In Puerto Rico, another island annexed in 1898, American forces immediately imposed an effective police state, smothering any Puerto Rican opposition. It’s been largely overlooked in mainland American history, but Puerto Rico’s nationalist movement led a decades-long insurgency against American forces, in San Juan and Washington alike, coming within a hair’s breadth of assassinating President Harry Truman in 1950 and opening fire on Congress a few years later. Given that Puerto Ricans have now spent nearly 130 years under American rule without basic political rights—no votes in Congress, no votes on the presidency—it’s difficult to see the island as anything other than a modern colony, or to blame those in Puerto Rico who view America as little more than a colonial overlord.

None of this is to say that America’s annexation will result in an insurgency in Greenland, or that Russian or Chinese forces will use Greenland as a stepping stone to target the American mainland. But we can hardly be surprised if Greenlanders—nearly unanimously opposed to American control—decide to take matters into their own hands in targeting Americans, or if America’s foes view the sprawling, largely undefended island as a suddenly soft underbelly for the United States. These are all factors that would dissuade any other administration from such a rash move—and factors that the Trump administration has no indication it has considered.

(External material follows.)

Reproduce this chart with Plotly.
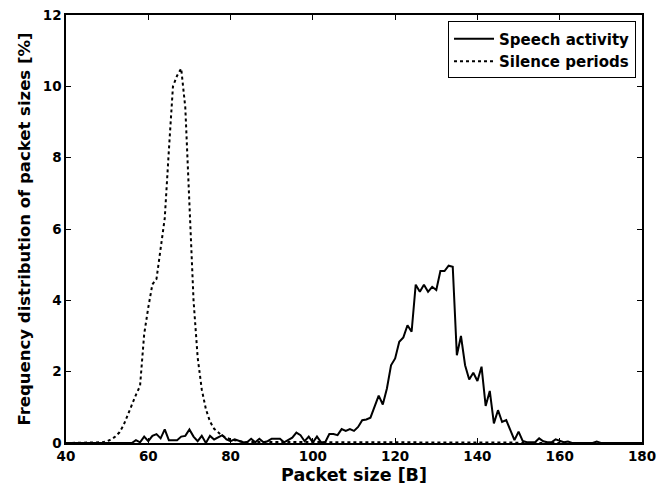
import plotly.graph_objects as go

# Packet size bins [B]
packet_size = list(range(40, 181))

# Frequency distribution [%] - speech activity (40..180)
speech = (
    [0.0] * 16 +                                   # 40-55
    [0.0, 0.08, 0.02, 0.18, 0.05, 0.20, 0.25, 0.13, 0.38, 0.08,   # 56-65
     0.08, 0.08, 0.18, 0.20, 0.38, 0.18, 0.05, 0.20, 0.00, 0.20,  # 66-75
     0.10, 0.15, 0.22, 0.10, 0.05, 0.10, 0.05, 0.02, 0.02, 0.12,  # 76-85
     0.02, 0.12, 0.02, 0.05, 0.12, 0.12, 0.12, 0.02, 0.08, 0.15,  # 86-95
     0.29, 0.22, 0.05, 0.18, 0.02, 0.18, 0.02, 0.02, 0.25, 0.25,  # 96-105
     0.22, 0.39, 0.34, 0.39, 0.34, 0.45, 0.64, 0.66, 0.71, 1.02,  # 106-115
     1.33, 1.08, 1.53, 2.18, 2.37, 2.84, 2.96, 3.30, 3.12, 4.44,  # 116-125
     4.24, 4.44, 4.24, 4.38, 4.29, 4.82, 4.82, 4.97, 4.94, 2.46,  # 126-135
     3.00, 2.18, 1.78, 1.97, 1.74, 2.14, 1.04, 1.46, 0.55, 0.92,  # 136-145
     0.59, 0.64, 0.36, 0.08, 0.32, 0.06, 0.02, 0.02, 0.02, 0.13,  # 146-155
     0.05, 0.02, 0.02, 0.10, 0.05, 0.02, 0.04, 0.00, 0.00, 0.00,  # 156-165
     0.00, 0.00, 0.00, 0.04, 0.00, 0.00, 0.00, 0.00, 0.00, 0.00,  # 166-175
     0.00, 0.00, 0.00, 0.00, 0.00]                                # 176-180
)

# Frequency distribution [%] - silence periods (40..180)
silence = (
    [0.0] * 9 +                                    # 40-48
    [0.02, 0.05, 0.10, 0.18, 0.30, 0.50, 0.80, 1.10, 1.35, 1.60,  # 49-58
     3.05, 3.80, 4.45, 4.60, 5.40, 6.30, 8.20, 10.00, 10.30, 10.50,  # 59-68
     9.40, 6.80, 4.00, 2.40, 1.50, 0.95, 0.60, 0.40, 0.30, 0.20,  # 69-78
     0.15, 0.10, 0.08, 0.05] +                     # 79-82
    [0.03] * 13 +                                  # 83-95
    [0.02] * 15 +                                  # 96-110
    [0.01] * 40 +                                  # 111-150
    [0.0] * 30                                     # 151-180
)

assert len(speech) == len(packet_size) == len(silence)

x_ticks = [40, 60, 80, 100, 120, 140, 160, 180]
y_ticks = [0, 2, 4, 6, 8, 10, 12]

FONT = "DejaVu Sans"

fig = go.Figure()
fig.add_trace(go.Scatter(
    x=packet_size, y=speech, mode="lines", name="<b>Speech activity</b>",
    line=dict(color="black", width=2)))
fig.add_trace(go.Scatter(
    x=packet_size, y=silence, mode="lines", name="<b>Silence periods</b>",
    line=dict(color="black", width=2, dash="dot")))

axis_common = dict(
    showline=True, linecolor="black", linewidth=1.5, mirror="ticks",
    ticks="inside", ticklen=5, tickwidth=1, tickcolor="black",
    showgrid=False, zeroline=False, ticklabeloverflow="allow",
    tickfont=dict(family=FONT, size=13.5, color="black"),
)

fig.update_xaxes(range=[40, 180], tickmode="array", tickvals=x_ticks,
                 ticktext=[f"<b>{v}</b>" for v in x_ticks],
                 title=dict(text="<b>Packet size [B]</b>", standoff=6,
                            font=dict(family=FONT, size=17.5, color="black")),
                 **axis_common)
fig.update_yaxes(range=[0, 12], tickmode="array", tickvals=y_ticks,
                 ticktext=[f"<b>{v}</b>" for v in y_ticks],
                 title=dict(text="<b>Frequency distribution of packet sizes [%]</b>", standoff=8,
                            font=dict(family=FONT, size=16.5, color="black")),
                 **axis_common)

# page body has an 8px default margin; size the figure to compensate
fig.update_layout(
    width=661, height=481,
    margin=dict(l=58, r=27, t=7, b=46, autoexpand=False),
    paper_bgcolor="white", plot_bgcolor="white",
    showlegend=True,
    legend=dict(x=0.9896, y=0.985, xanchor="right", yanchor="top",
                bgcolor="white", bordercolor="black", borderwidth=1,
                font=dict(family=FONT, size=15, color="black"),
                itemwidth=40, tracegroupgap=0),
)

fig.write_html("out.html")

But perhaps there’s only one factor worth considering. Imperial expansion has a way of transitioning into imperial overreach—and, eventually, into imperial collapse. Combined with a shattered alliance system, a newly prickly (and potentially nuclear) neighbor, a rising reign of imperialists the world over, and a collapsed claim to any kind of global or moral leadership, the ingredients are all there for a thrust into Greenland to be a debacle of era-defining proportions—and a national security crisis whose ramifications are only just beginning.